=== Dataset section ===

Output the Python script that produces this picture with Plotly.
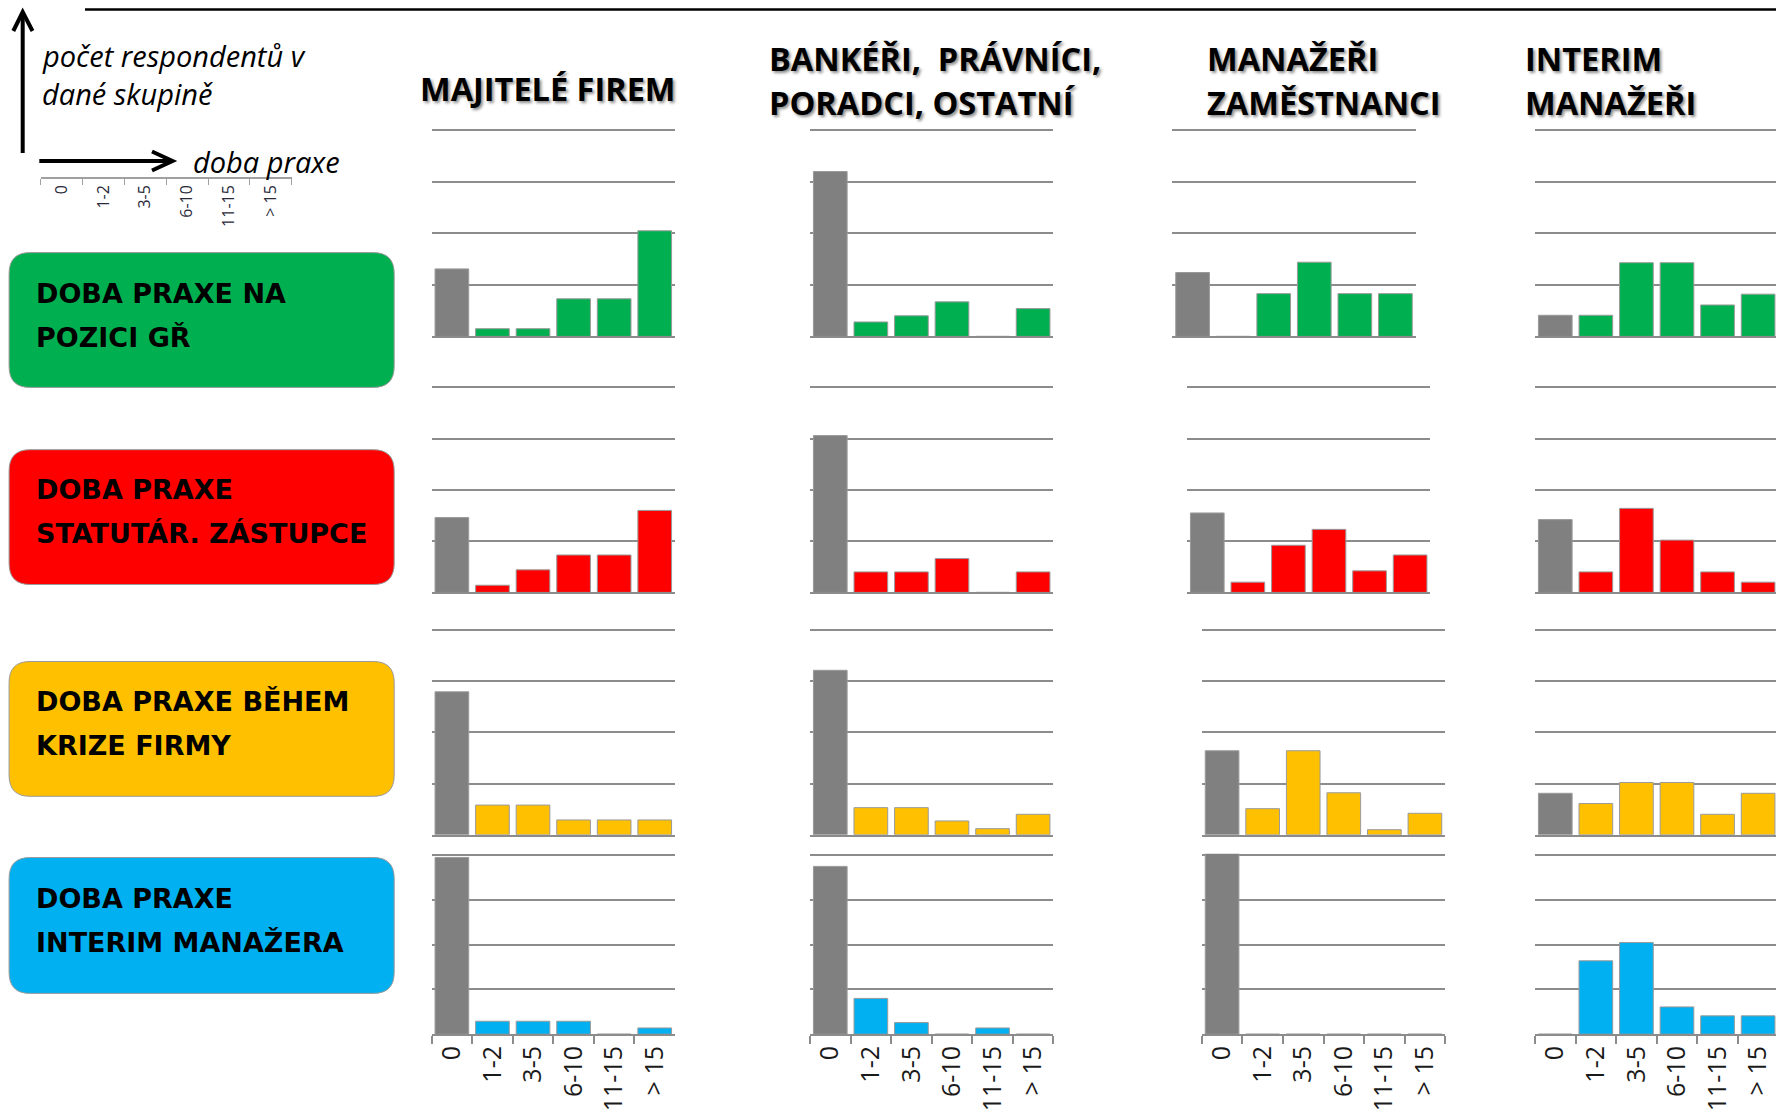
import plotly.graph_objects as go

# ---------------- DATA ----------------
categories = ["0", "1-2", "3-5", "6-10", "11-15", "> 15"]

group_titles = [
    ["MAJITELÉ FIREM"],
    ["BANKÉŘI,\u00a0 PRÁVNÍCI,", "PORADCI, OSTATNÍ"],
    ["MANAŽEŘI", "ZAMĚSTNANCI"],
    ["INTERIM", "MANAŽEŘI"],
]

row_labels = [
    ["DOBA PRAXE NA", "POZICI GŘ"],
    ["DOBA PRAXE", "STATUTÁR. ZÁSTUPCE"],
    ["DOBA PRAXE BĚHEM", "KRIZE FIRMY"],
    ["DOBA PRAXE", "INTERIM MANAŽERA"],
]

# values per group (majitelé, bankéři..., manažeři zam., interim manažeři)
praxe_pozice_gr = [
    [1.31, 0.15, 0.15, 0.73, 0.73, 2.05],
    [3.20, 0.28, 0.40, 0.67, 0.00, 0.54],
    [1.24, 0.00, 0.83, 1.44, 0.83, 0.83],
    [0.41, 0.41, 1.43, 1.43, 0.61, 0.82],
]
praxe_statutar = [
    [1.46, 0.14, 0.44, 0.73, 0.73, 1.60],
    [3.06, 0.40, 0.40, 0.66, 0.00, 0.40],
    [1.55, 0.20, 0.92, 1.23, 0.42, 0.73],
    [1.42, 0.40, 1.64, 1.02, 0.40, 0.20],
]
praxe_krize = [
    [2.79, 0.58, 0.58, 0.29, 0.29, 0.29],
    [3.21, 0.53, 0.53, 0.27, 0.12, 0.40],
    [1.64, 0.51, 1.64, 0.82, 0.10, 0.42],
    [0.81, 0.61, 1.02, 1.02, 0.40, 0.81],
]
praxe_interim = [
    [3.95, 0.29, 0.29, 0.29, 0.00, 0.14],
    [3.75, 0.80, 0.26, 0.00, 0.14, 0.00],
    [4.60, 0.00, 0.00, 0.00, 0.00, 0.00],
    [0.00, 1.64, 2.05, 0.61, 0.41, 0.41],
]
rows_data = [praxe_pozice_gr, praxe_statutar, praxe_krize, praxe_interim]

# ---------------- STYLE / GEOMETRY ----------------
W, H = 1776, 1114
row_colors = ["#00B050", "#FF0000", "#FFC000", "#00B0F0"]
zero_color = "#808080"
grid_color = "#8c8c8c"

row_top = [130.3, 387.4, 629.8, 855.2]
row_bottom = [336.4, 592.4, 834.8, 1034.2]
col_left = [
    [431.6, 810.0, 1172.3, 1535.0],
    [431.6, 810.0, 1187.0, 1535.0],
    [431.6, 810.0, 1201.8, 1535.0],
    [431.6, 810.0, 1201.8, 1535.0],
]
panel_w = 243.4
cat_w = panel_w / 6
Y_MAX = 4.0
Y_PAD = 0.03  # small headroom so the top gridline is drawn


def px(x):
    return x / W


def py(y):
    return 1 - y / H


fig = go.Figure()
layout_axes = {}

for r in range(4):
    interval = (row_bottom[r] - row_top[r]) / Y_MAX
    top_px = row_top[r] - Y_PAD * interval
    for c in range(4):
        k = r * 4 + c + 1
        vals = rows_data[r][c]
        fig.add_trace(go.Bar(
            x=categories, y=vals,
            xaxis=f"x{k}", yaxis=f"y{k}",
            marker=dict(color=[zero_color] + [row_colors[r]] * 5,
                        line=dict(color="#9a9a9a", width=1)),
            showlegend=False, hoverinfo="x+y",
        ))
        left = col_left[r][c]
        right = min(left + panel_w, W)
        rng_end = -0.5 + (right - left) / cat_w
        last = (r == 3)
        layout_axes[f"xaxis{k}"] = dict(
            domain=[px(left), px(right)], anchor=f"y{k}", type="category",
            range=[-0.5, rng_end], showgrid=False, zeroline=False,
            showline=True, linecolor=grid_color, linewidth=1.6,
            ticks="outside" if last else "", tickson="boundaries",
            ticklen=8, tickwidth=1.5, tickcolor=grid_color,
            showticklabels=last, tickangle=-90,
            tickfont=dict(family="Open Sans", size=25, color="#1a1a1a"),
            fixedrange=True,
        )
        layout_axes[f"yaxis{k}"] = dict(
            domain=[py(row_bottom[r]), py(top_px)], anchor=f"x{k}",
            range=[0, Y_MAX + Y_PAD], dtick=1, tick0=0, showgrid=True,
            gridcolor=grid_color, gridwidth=1.6, zeroline=False,
            showline=False, showticklabels=False, ticks="", fixedrange=True,
        )

# mini axis legend in the top-left corner
fig.add_trace(go.Bar(
    x=categories, y=[0] * 6, xaxis="x17", yaxis="y17",
    marker=dict(color="rgba(0,0,0,0)", line=dict(width=0)),
    showlegend=False, hoverinfo="skip",
))
layout_axes["xaxis17"] = dict(
    domain=[px(40.7), px(291.7)], anchor="y17", type="category",
    range=[-0.5, 5.5], showgrid=False, zeroline=False, showline=True,
    linecolor="#a0a0a0", linewidth=1.5, ticks="outside", tickson="boundaries",
    ticklen=6, tickwidth=1.2, tickcolor="#a0a0a0", tickangle=-90,
    tickfont=dict(family="Open Sans", size=16, color="#2a2a3a"), fixedrange=True,
)
layout_axes["yaxis17"] = dict(
    domain=[py(177), py(165)], anchor="x17", range=[0, 1], visible=False,
    fixedrange=True,
)

shapes = []


def rounded_rect(x0, y0, x1, y1, rad):
    pts = [
        ("M", [(x0 + rad, y0)]), ("L", [(x1 - rad, y0)]),
        ("Q", [(x1, y0), (x1, y0 + rad)]), ("L", [(x1, y1 - rad)]),
        ("Q", [(x1, y1), (x1 - rad, y1)]), ("L", [(x0 + rad, y1)]),
        ("Q", [(x0, y1), (x0, y1 - rad)]), ("L", [(x0, y0 + rad)]),
        ("Q", [(x0, y0), (x0 + rad, y0)]),
    ]
    s = ""
    for cmd, pp in pts:
        s += cmd + " " + " ".join(f"{px(a):.5f},{py(b):.5f}" for a, b in pp) + " "
    return s + "Z"


box_y = [(252.6, 387.4), (449.7, 584.5), (661.5, 796.3), (857.5, 993.4)]
for r in range(4):
    shapes.append(dict(
        type="path", xref="paper", yref="paper",
        path=rounded_rect(9.1, box_y[r][0], 394.2, box_y[r][1], 21),
        fillcolor=row_colors[r], line=dict(color="#9a9a9a", width=1), layer="below",
    ))


def polyline(points):
    return "M " + " L ".join(f"{px(a):.5f},{py(b):.5f}" for a, b in points)


arrow_style = dict(type="path", xref="paper", yref="paper",
                   line=dict(color="black", width=4), fillcolor="rgba(0,0,0,0)")
shapes.append(dict(arrow_style, path=polyline([(22.7, 153), (22.7, 13)])))
shapes.append(dict(arrow_style, path=polyline([(13.3, 31), (22.7, 12), (32.5, 31)])))
shapes.append(dict(arrow_style, path=polyline([(39.3, 161), (171, 161)])))
shapes.append(dict(arrow_style, path=polyline([(152, 151.5), (172.5, 161), (152, 170.5)])))
shapes.append(dict(type="line", xref="paper", yref="paper",
                   x0=px(85), x1=1, y0=py(9.5), y1=py(9.5),
                   line=dict(color="black", width=2.5)))

annotations = []
head_font = dict(family="Open Sans", size=32.5, color="black", weight="bold",
                 shadow="2px 2px 3px rgba(0,0,0,0.45)")
head_pos = [(418.0, [88.4]), (767.0, [59.0, 103.0]), (1204.5, [59.0, 103.0]),
            (1522.8, [59.0, 103.0])]
for c in range(4):
    x0, ys = head_pos[c]
    for line, yy in zip(group_titles[c], ys):
        annotations.append(dict(text=line, x=px(x0), y=py(yy), xref="paper",
                                yref="paper", xanchor="left", yanchor="middle",
                                showarrow=False, font=head_font))

box_font = dict(family="DejaVu Sans", size=27, color="black", weight="bold")
box_text_y = [(293.4, 337.5), (489.3, 533.5), (701.1, 745.3), (898.2, 942.4)]
for r in range(4):
    for line, yy in zip(row_labels[r], box_text_y[r]):
        annotations.append(dict(text=line, x=px(34), y=py(yy), xref="paper",
                                yref="paper", xanchor="left", yanchor="middle",
                                showarrow=False, font=box_font))

it_font = dict(family="Open Sans", size=29, color="black", style="italic")
for txt, xx, yy in [("počet respondentů v", 40, 55.5), ("dané skupině", 40, 93),
                    ("doba praxe", 191, 161.5)]:
    annotations.append(dict(text=txt, x=px(xx), y=py(yy), xref="paper",
                            yref="paper", xanchor="left", yanchor="middle",
                            showarrow=False, font=it_font))

fig.update_layout(
    width=W, height=H, autosize=False,
    margin=dict(l=0, r=0, t=0, b=0, pad=0),
    paper_bgcolor="white", plot_bgcolor="rgba(0,0,0,0)",
    bargap=0.17, shapes=shapes, annotations=annotations,
    **layout_axes,
)

fig.write_html("out.html", config={"displayModeBar": False},
               post_script="document.body.style.margin='0px';document.body.style.overflow='hidden';")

===

*Problem statement*
Your task is to reproduce exactly the lines from the start of the data above through the line containing "praxe_statutar, praxe_krize, praxe_interim]", leaving every picture out.

*Completed exercise*
Output the Python script that produces this picture with Plotly.
import plotly.graph_objects as go

# ---------------- DATA ----------------
categories = ["0", "1-2", "3-5", "6-10", "11-15", "> 15"]

group_titles = [
    ["MAJITELÉ FIREM"],
    ["BANKÉŘI,\u00a0 PRÁVNÍCI,", "PORADCI, OSTATNÍ"],
    ["MANAŽEŘI", "ZAMĚSTNANCI"],
    ["INTERIM", "MANAŽEŘI"],
]

row_labels = [
    ["DOBA PRAXE NA", "POZICI GŘ"],
    ["DOBA PRAXE", "STATUTÁR. ZÁSTUPCE"],
    ["DOBA PRAXE BĚHEM", "KRIZE FIRMY"],
    ["DOBA PRAXE", "INTERIM MANAŽERA"],
]

# values per group (majitelé, bankéři..., manažeři zam., interim manažeři)
praxe_pozice_gr = [
    [1.31, 0.15, 0.15, 0.73, 0.73, 2.05],
    [3.20, 0.28, 0.40, 0.67, 0.00, 0.54],
    [1.24, 0.00, 0.83, 1.44, 0.83, 0.83],
    [0.41, 0.41, 1.43, 1.43, 0.61, 0.82],
]
praxe_statutar = [
    [1.46, 0.14, 0.44, 0.73, 0.73, 1.60],
    [3.06, 0.40, 0.40, 0.66, 0.00, 0.40],
    [1.55, 0.20, 0.92, 1.23, 0.42, 0.73],
    [1.42, 0.40, 1.64, 1.02, 0.40, 0.20],
]
praxe_krize = [
    [2.79, 0.58, 0.58, 0.29, 0.29, 0.29],
    [3.21, 0.53, 0.53, 0.27, 0.12, 0.40],
    [1.64, 0.51, 1.64, 0.82, 0.10, 0.42],
    [0.81, 0.61, 1.02, 1.02, 0.40, 0.81],
]
praxe_interim = [
    [3.95, 0.29, 0.29, 0.29, 0.00, 0.14],
    [3.75, 0.80, 0.26, 0.00, 0.14, 0.00],
    [4.60, 0.00, 0.00, 0.00, 0.00, 0.00],
    [0.00, 1.64, 2.05, 0.61, 0.41, 0.41],
]
rows_data = [praxe_pozice_gr, praxe_statutar, praxe_krize, praxe_interim]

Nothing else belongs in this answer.